“Tolo Tolo” mi è piaciuto e vi spiego perché

di Stefania Ragusa

Non sono una fan accanita di Checco Zalone e mi tengo lontana, di solito, dai film di cui parlano tutti. L’anteprima di Tolo Tolo (nelle sale dal 1° gennaio) però l’ho messa in agenda senza incertezze: viste le polemiche seguite alla diffusione del suo trailer e gli attacchi un po’ sgangherati rivolti anche ad Africa per avere chiesto un parere ai suoi lettori, mi sembrava il caso di andare il prima possibile a vedere con i miei occhi come stessero le cose.
Ritengo di aver fatto bene: il film fa ridere amaro e anche di gusto, è creativo nella sua dichiarata scorrettezza politica e, attraverso paradossi, battute e un’accurata rassegna di caratterizzazioni e di stereotipi, riesce a far decollare un messaggio autenticamente antirazzista. Ma non perché ci siano prese di posizione o denunce dichiarate. L’antirazzismo di Tolo Tolo sta in primo luogo nella scelta di raccontare un mondo pieno di sbavature, incongruenze, meschinità mettendoci dentro (non fuori, non accanto) anche l’Africa, i migranti e gli aspiranti tali. Poi, sta nella satira, che investe tutti ma, a ben vedere, soprattutto alcune modalità molto italiane:  paesani di Spinazzola, imprenditori fuggiti per sottrarsi al fisco e alla burocrazia,  giornalisti paraculi,  nostalgici del ventennio, e anche certe vertiginose e inesplicabili ascese politiche…  La satira, come è noto, non serve (solo) a ridere ma soprattutto a riflettere. È una scintilla che può accendere il pensiero e l’autocritica.

La trama è semplice: Checco è un imprenditore visionario e pataccaro, che accumula debiti e consegna fregature a tutto il parentado. Incalzato dal fisco e dalla polizia, fugge in un imprecisato Paese africano, che assomiglia molto al Kenya ma risulta popolato da senegalesi, pensando che lì sia più facile rimettersi in gioco. Un commando terrorista assalta però il villaggio e anche il resort in cui il nostro lavora come cameriere. Lui viene dato per disperso e poi per morto e decide allora di affrontare con un gruppo di migranti il viaggio per rientrare in Europa. Ovviamente sarà un viaggio surreale. È probabile che qualcuno contesti l’Africa approssimativa che emerge dal racconto e anche la ricostruzione, troppo soft, della traversata del deserto, della permanenza in Libia e della navigazione. Andrebbe tenuto a mente però che si tratta di un film comico, molto prossimo a un cinepanettone, e non di un documentario o di una narrazione storica e filologica.

Eviterò di entrare nei dettagli per scongiurare l’effetto spoiler (mi è stato chiesto espressamente). Ma una scena mi è sembrata superlativa.
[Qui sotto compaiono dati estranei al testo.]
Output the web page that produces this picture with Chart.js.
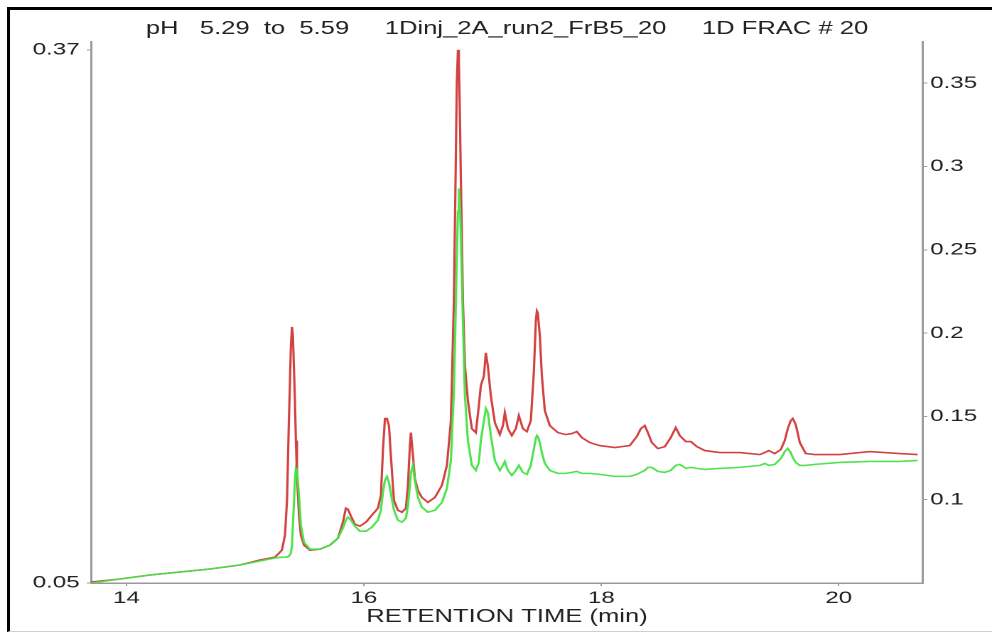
<!DOCTYPE html>
<html>
<head>
<meta charset="utf-8">
<title>pH 5.29 to 5.59 — 1Dinj_2A_run2_FrB5_20</title>
<script src="https://cdn.jsdelivr.net/npm/chart.js@4/dist/chart.umd.min.js"></script>
<style>
  html, body { margin: 0; padding: 0; background: #fff; }
  #wrap { position: relative; width: 992px; height: 633px; overflow: hidden; }
  /* the instrument printout is wide: the plot is laid out on a narrower stage and stretched sideways */
  #stage {
    position: absolute; left: 0; top: 0; width: 698px; height: 633px;
    transform: scaleX(1.42120); transform-origin: 0 0;
  }
  #frame {
    position: absolute; left: 7px; top: 7px; width: 985px; height: 625px;
    border-left: 3px solid #000; border-top: 3px solid #000;
    border-bottom: 1px solid #d0d0d0; box-sizing: border-box; pointer-events: none;
  }
</style>
</head>
<body>
<div id="wrap">
  <div id="stage"><canvas id="chart" width="698" height="633"></canvas></div>
  <div id="frame"></div>
</div>
<script>
// Retention time (min) shared by both traces
const times = [
  13.701, 13.945, 14.198, 14.451, 14.703, 14.956, 15.124, 15.251, 15.309, 15.335,
  15.352, 15.368, 15.385, 15.394, 15.402, 15.419, 15.427, 15.436, 15.453, 15.469,
  15.495, 15.545, 15.629, 15.714, 15.781, 15.823, 15.848, 15.865, 15.891, 15.924,
  15.966, 16.017, 16.067, 16.118, 16.143, 16.160, 16.177, 16.194, 16.211, 16.227,
  16.253, 16.286, 16.320, 16.354, 16.371, 16.387, 16.396, 16.413, 16.429, 16.455,
  16.488, 16.539, 16.598, 16.657, 16.699, 16.733, 16.758, 16.775, 16.783, 16.792,
  16.800, 16.808, 16.817, 16.834, 16.851, 16.876, 16.909, 16.943, 16.968, 16.985,
  17.011, 17.027, 17.044, 17.069, 17.103, 17.145, 17.171, 17.187, 17.213, 17.246,
  17.280, 17.305, 17.339, 17.373, 17.406, 17.432, 17.448, 17.457, 17.465, 17.482,
  17.499, 17.524, 17.566, 17.634, 17.701, 17.752, 17.794, 17.836, 17.903, 17.987,
  18.114, 18.240, 18.299, 18.333, 18.366, 18.392, 18.425, 18.476, 18.535, 18.585,
  18.627, 18.661, 18.712, 18.754, 18.804, 18.872, 18.998, 19.166, 19.335, 19.377,
  19.411, 19.461, 19.512, 19.545, 19.571, 19.596, 19.613, 19.638, 19.672, 19.722,
  19.798, 20.008, 20.261, 20.514, 20.665
];

// Absorbance, red trace
const redTrace = [
  0.0506, 0.0524, 0.0548, 0.0566, 0.0584, 0.0608, 0.0638, 0.0655, 0.0697, 0.0787,
  0.0996, 0.1475, 0.1923, 0.2037, 0.1983, 0.1594, 0.1355, 0.1146, 0.0907, 0.0787,
  0.0727, 0.0697, 0.0703, 0.0727, 0.0769, 0.0865, 0.0949, 0.0943, 0.0901, 0.0853,
  0.0841, 0.0865, 0.0907, 0.0949, 0.1026, 0.1295, 0.1487, 0.1487, 0.1445, 0.1266,
  0.0996, 0.0937, 0.0925, 0.0949, 0.1086, 0.1325, 0.1403, 0.1266, 0.1128, 0.1056,
  0.1014, 0.0984, 0.1014, 0.1086, 0.1206, 0.1475, 0.2193, 0.3090, 0.3508, 0.3700,
  0.3628, 0.3329, 0.2910, 0.2193, 0.1804, 0.1594, 0.1427, 0.1403, 0.1565, 0.1684,
  0.1744, 0.1882, 0.1804, 0.1624, 0.1463, 0.1391, 0.1445, 0.1523, 0.1427, 0.1385,
  0.1427, 0.1505, 0.1427, 0.1409, 0.1475, 0.1774, 0.2073, 0.2133, 0.2121, 0.1983,
  0.1744, 0.1535, 0.1445, 0.1403, 0.1391, 0.1397, 0.1409, 0.1373, 0.1343, 0.1325,
  0.1313, 0.1325, 0.1379, 0.1427, 0.1445, 0.1403, 0.1343, 0.1307, 0.1319, 0.1373,
  0.1433, 0.1385, 0.1349, 0.1349, 0.1319, 0.1295, 0.1283, 0.1283, 0.1271, 0.1283,
  0.1295, 0.1277, 0.1301, 0.1355, 0.1427, 0.1475, 0.1487, 0.1451, 0.1343, 0.1277,
  0.1271, 0.1271, 0.1289, 0.1277, 0.1271
];

// Absorbance, green trace
const greenTrace = [
  0.0500, 0.0524, 0.0548, 0.0566, 0.0584, 0.0608, 0.0632, 0.0650, 0.0655, 0.0655,
  0.0655, 0.0661, 0.0679, 0.0727, 0.0847, 0.1116, 0.1188, 0.1176, 0.1026, 0.0847,
  0.0745, 0.0703, 0.0703, 0.0727, 0.0769, 0.0829, 0.0877, 0.0895, 0.0877, 0.0841,
  0.0811, 0.0811, 0.0835, 0.0877, 0.0937, 0.1044, 0.1116, 0.1140, 0.1104, 0.1038,
  0.0937, 0.0877, 0.0865, 0.0889, 0.0966, 0.1086, 0.1164, 0.1206, 0.1116, 0.1014,
  0.0955, 0.0925, 0.0937, 0.0984, 0.1068, 0.1236, 0.1654, 0.2193, 0.2462, 0.2731,
  0.2868, 0.2790, 0.2581, 0.2073, 0.1624, 0.1355, 0.1206, 0.1176, 0.1224, 0.1355,
  0.1475, 0.1547, 0.1523, 0.1385, 0.1236, 0.1176, 0.1206, 0.1230, 0.1176, 0.1146,
  0.1176, 0.1206, 0.1164, 0.1152, 0.1206, 0.1307, 0.1367, 0.1385, 0.1379, 0.1343,
  0.1283, 0.1218, 0.1176, 0.1158, 0.1158, 0.1164, 0.1170, 0.1158, 0.1158, 0.1152,
  0.1140, 0.1140, 0.1152, 0.1164, 0.1176, 0.1194, 0.1194, 0.1170, 0.1164, 0.1176,
  0.1206, 0.1212, 0.1188, 0.1194, 0.1188, 0.1182, 0.1188, 0.1194, 0.1206, 0.1218,
  0.1206, 0.1212, 0.1247, 0.1289, 0.1307, 0.1283, 0.1253, 0.1224, 0.1206, 0.1206,
  0.1212, 0.1224, 0.1230, 0.1230, 0.1236
];

// Axis tick labels
const timeTicks = [14, 16, 18, 20];
const leftTicks = [0.05, 0.37];
const rightTicks = [0.1, 0.15, 0.2, 0.25, 0.3, 0.35];

const titleText = 'pH   5.29  to  5.59     1Dinj_2A_run2_FrB5_20     1D FRAC # 20';

const toPoints = vals => times.map((t, i) => ({ x: t, y: vals[i] }));

const tickFont = { family: 'Liberation Sans', size: 17 };
const axisGray = '#9a9a9a';
const tickGrid = { display: true, drawOnChartArea: false, drawTicks: true, tickLength: 3, color: axisGray };

new Chart(document.getElementById('chart'), {
  type: 'line',
  data: {
    datasets: [
      {
        label: 'green',
        data: toPoints(greenTrace),
        borderColor: 'rgba(70, 225, 70, 0.95)',
        borderWidth: 1.6,
        pointRadius: 0,
        tension: 0,
        yAxisID: 'y'
      },
      {
        label: 'red',
        data: toPoints(redTrace),
        borderColor: 'rgba(205, 45, 45, 0.9)',
        borderWidth: 1.6,
        pointRadius: 0,
        tension: 0,
        yAxisID: 'y'
      }
    ]
  },
  options: {
    responsive: false,
    animation: false,
    devicePixelRatio: 2,
    events: [],
    layout: { padding: 0 },
    plugins: {
      legend: { display: false },
      tooltip: { enabled: false },
      title: {
        display: true,
        text: titleText,
        fullSize: false,
        color: '#222',
        font: { family: 'Liberation Sans', size: 18, weight: 'normal' },
        padding: { top: 18, bottom: 2 }
      }
    },
    scales: {
      x: {
        type: 'linear',
        position: 'bottom',
        min: 13.701,
        max: 20.71,
        afterBuildTicks: s => { s.ticks = timeTicks.map(v => ({ value: v })); },
        afterFit: s => { s.height = 50; },
        grid: tickGrid,
        border: { display: true, color: axisGray, width: 1.5 },
        ticks: { font: tickFont, color: '#222', padding: 2, maxRotation: 0, autoSkip: false,
                 callback: v => String(v) },
        title: { display: true, text: 'RETENTION TIME (min)', color: '#222',
                 font: { family: 'Liberation Sans', size: 18 }, padding: { top: 0, bottom: 5 } }
      },
      y: {
        type: 'linear',
        position: 'left',
        min: 0.05,
        max: 0.375,
        afterBuildTicks: s => { s.ticks = leftTicks.map(v => ({ value: v })); },
        afterFit: s => { s.width = 64.03; },
        grid: tickGrid,
        border: { display: true, color: axisGray, width: 1.5 },
        ticks: { font: tickFont, color: '#222', padding: 5, callback: v => v.toFixed(2) }
      },
      y2: {
        type: 'linear',
        position: 'right',
        min: 0.05,
        max: 0.375,
        afterBuildTicks: s => { s.ticks = rightTicks.map(v => ({ value: v })); },
        afterFit: s => { s.width = 48.54; },
        grid: tickGrid,
        border: { display: true, color: axisGray, width: 1.5 },
        ticks: { font: tickFont, color: '#222', padding: 2, callback: v => String(v) }
      }
    }
  }
});
</script>
</body>
</html>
È quella in cui Checco, sul camion sovraccarico che sta trasportando i migranti nel deserto e al culmine dell’insofferenza, si alza in piedi e comincia a farneticare con pose, toni e concetti mussoliniani. Allora si sente una voce (che per inciso è quella dello scrittore senegalese Mohamed Ba, che ha una parte nel film): «Sono un medico, fatemi passare». Si avvicina, sente il polso, il cuore, e dice al nostro di non preoccuparsi: è solo fascismo». Checco sgrana gli occhi: fascismo? «Può capitare a tutti, in particolare nei momenti di forte stress». «Come la candida?». Il dottore si schermisce: trova il  paragone ben strano. E taglia corto con una bella frase fatta: il fascismo si cura con l’amore.
Passano i giorni e quasi alla fine del film  ritroviamo il dottore, ormai arrivato in Italia, a un festival multiculturale, intento a discettare di fascismi e razzismi davanti a un pubblico adorante e a vendere come proprio il paragone con la candida. Checco ovviamente è lì, lo sente, chiede le royalties per la citazione. Quello che curava il fascismo con l’amore però finge di non conoscerlo. Coerenza e sentimento, d’altra parte, sono cose distinte. E, a prescindere dal colore della pelle, invocando il secondo accade sovente di sacrificare la prima.